* Data block
===

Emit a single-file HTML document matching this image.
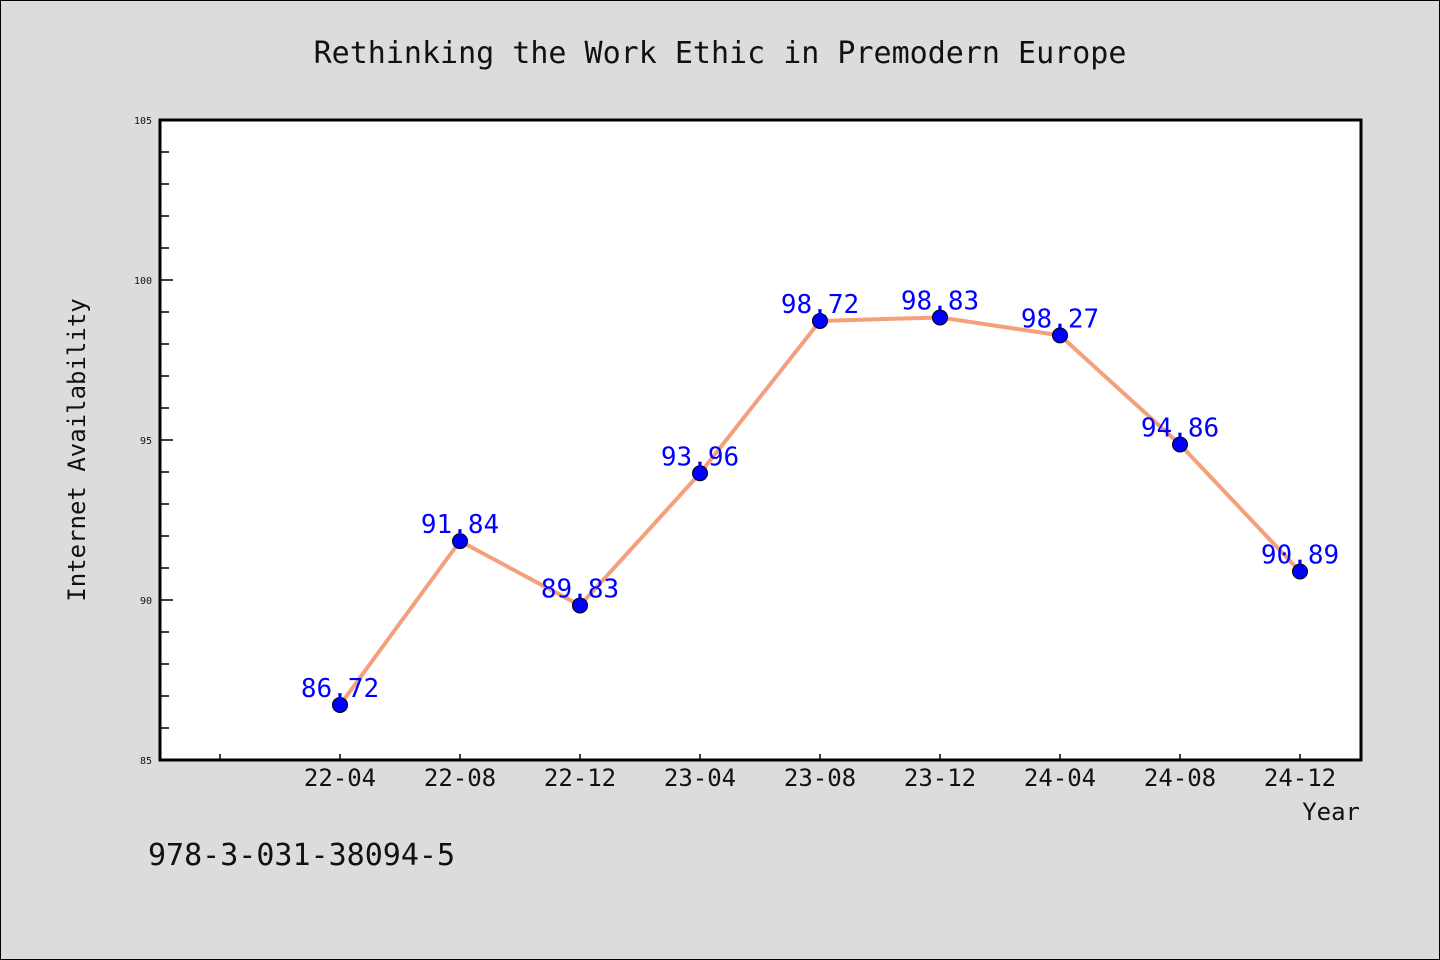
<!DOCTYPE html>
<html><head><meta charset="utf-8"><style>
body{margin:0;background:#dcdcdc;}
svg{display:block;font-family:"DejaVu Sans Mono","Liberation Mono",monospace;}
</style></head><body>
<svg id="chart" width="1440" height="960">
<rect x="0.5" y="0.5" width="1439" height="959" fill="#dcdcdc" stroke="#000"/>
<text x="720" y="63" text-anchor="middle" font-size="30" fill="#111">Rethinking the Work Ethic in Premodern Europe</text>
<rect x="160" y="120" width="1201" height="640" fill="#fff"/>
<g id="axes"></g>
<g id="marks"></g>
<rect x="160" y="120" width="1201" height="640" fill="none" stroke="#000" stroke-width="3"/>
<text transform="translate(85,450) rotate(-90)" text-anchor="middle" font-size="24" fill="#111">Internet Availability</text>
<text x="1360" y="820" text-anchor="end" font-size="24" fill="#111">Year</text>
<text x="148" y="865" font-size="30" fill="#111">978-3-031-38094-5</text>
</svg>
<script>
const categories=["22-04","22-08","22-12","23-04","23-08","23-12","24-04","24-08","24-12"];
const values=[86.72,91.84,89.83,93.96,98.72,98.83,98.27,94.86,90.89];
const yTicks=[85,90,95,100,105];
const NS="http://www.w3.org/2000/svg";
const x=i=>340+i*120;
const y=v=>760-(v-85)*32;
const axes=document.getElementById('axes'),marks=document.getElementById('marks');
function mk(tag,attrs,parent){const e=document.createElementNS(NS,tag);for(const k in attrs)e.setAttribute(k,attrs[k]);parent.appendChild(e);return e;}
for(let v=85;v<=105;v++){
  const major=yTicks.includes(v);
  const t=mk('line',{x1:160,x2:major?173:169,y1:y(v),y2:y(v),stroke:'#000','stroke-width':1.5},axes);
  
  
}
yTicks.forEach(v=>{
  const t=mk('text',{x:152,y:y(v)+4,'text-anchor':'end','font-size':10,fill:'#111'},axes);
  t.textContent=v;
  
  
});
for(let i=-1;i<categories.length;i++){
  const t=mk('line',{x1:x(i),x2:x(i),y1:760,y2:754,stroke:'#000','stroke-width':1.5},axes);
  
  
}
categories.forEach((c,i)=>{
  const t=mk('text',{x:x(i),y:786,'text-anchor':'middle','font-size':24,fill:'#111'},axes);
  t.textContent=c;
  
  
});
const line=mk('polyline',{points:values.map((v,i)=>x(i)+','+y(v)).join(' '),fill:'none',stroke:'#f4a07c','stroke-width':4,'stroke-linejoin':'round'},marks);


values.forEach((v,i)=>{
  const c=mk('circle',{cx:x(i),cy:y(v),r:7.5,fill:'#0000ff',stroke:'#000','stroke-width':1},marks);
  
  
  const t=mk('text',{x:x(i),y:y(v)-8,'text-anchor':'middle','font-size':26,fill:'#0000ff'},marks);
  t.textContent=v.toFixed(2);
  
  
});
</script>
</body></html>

===

* Your instructions
Every line of the data should be copied as it stands, without the images.

* Answer
Emit a single-file HTML document matching this image.
<!DOCTYPE html>
<html><head><meta charset="utf-8"><style>
body{margin:0;background:#dcdcdc;}
svg{display:block;font-family:"DejaVu Sans Mono","Liberation Mono",monospace;}
</style></head><body>
<svg id="chart" width="1440" height="960">
<rect x="0.5" y="0.5" width="1439" height="959" fill="#dcdcdc" stroke="#000"/>
<text x="720" y="63" text-anchor="middle" font-size="30" fill="#111">Rethinking the Work Ethic in Premodern Europe</text>
<rect x="160" y="120" width="1201" height="640" fill="#fff"/>
<g id="axes"></g>
<g id="marks"></g>
<rect x="160" y="120" width="1201" height="640" fill="none" stroke="#000" stroke-width="3"/>
<text transform="translate(85,450) rotate(-90)" text-anchor="middle" font-size="24" fill="#111">Internet Availability</text>
<text x="1360" y="820" text-anchor="end" font-size="24" fill="#111">Year</text>
<text x="148" y="865" font-size="30" fill="#111">978-3-031-38094-5</text>
</svg>
<script>
const categories=["22-04","22-08","22-12","23-04","23-08","23-12","24-04","24-08","24-12"];
const values=[86.72,91.84,89.83,93.96,98.72,98.83,98.27,94.86,90.89];
const yTicks=[85,90,95,100,105];
const NS="http://www.w3.org/2000/svg";
const x=i=>340+i*120;
const y=v=>760-(v-85)*32;
const axes=document.getElementById('axes'),marks=document.getElementById('marks');
function mk(tag,attrs,parent){const e=document.createElementNS(NS,tag);for(const k in attrs)e.setAttribute(k,attrs[k]);parent.appendChild(e);return e;}
for(let v=85;v<=105;v++){
  const major=yTicks.includes(v);
  const t=mk('line',{x1:160,x2:major?173:169,y1:y(v),y2:y(v),stroke:'#000','stroke-width':1.5},axes);
  
  
}
yTicks.forEach(v=>{
  const t=mk('text',{x:152,y:y(v)+4,'text-anchor':'end','font-size':10,fill:'#111'},axes);
  t.textContent=v;
  
  
});
for(let i=-1;i<categories.length;i++){
  const t=mk('line',{x1:x(i),x2:x(i),y1:760,y2:754,stroke:'#000','stroke-width':1.5},axes);
  
  
}
categories.forEach((c,i)=>{
  const t=mk('text',{x:x(i),y:786,'text-anchor':'middle','font-size':24,fill:'#111'},axes);
  t.textContent=c;
  
  
});
const line=mk('polyline',{points:values.map((v,i)=>x(i)+','+y(v)).join(' '),fill:'none',stroke:'#f4a07c','stroke-width':4,'stroke-linejoin':'round'},marks);


values.forEach((v,i)=>{
  const c=mk('circle',{cx:x(i),cy:y(v),r:7.5,fill:'#0000ff',stroke:'#000','stroke-width':1},marks);
  
  
  const t=mk('text',{x:x(i),y:y(v)-8,'text-anchor':'middle','font-size':26,fill:'#0000ff'},marks);
  t.textContent=v.toFixed(2);
  
  
});
</script>
</body></html>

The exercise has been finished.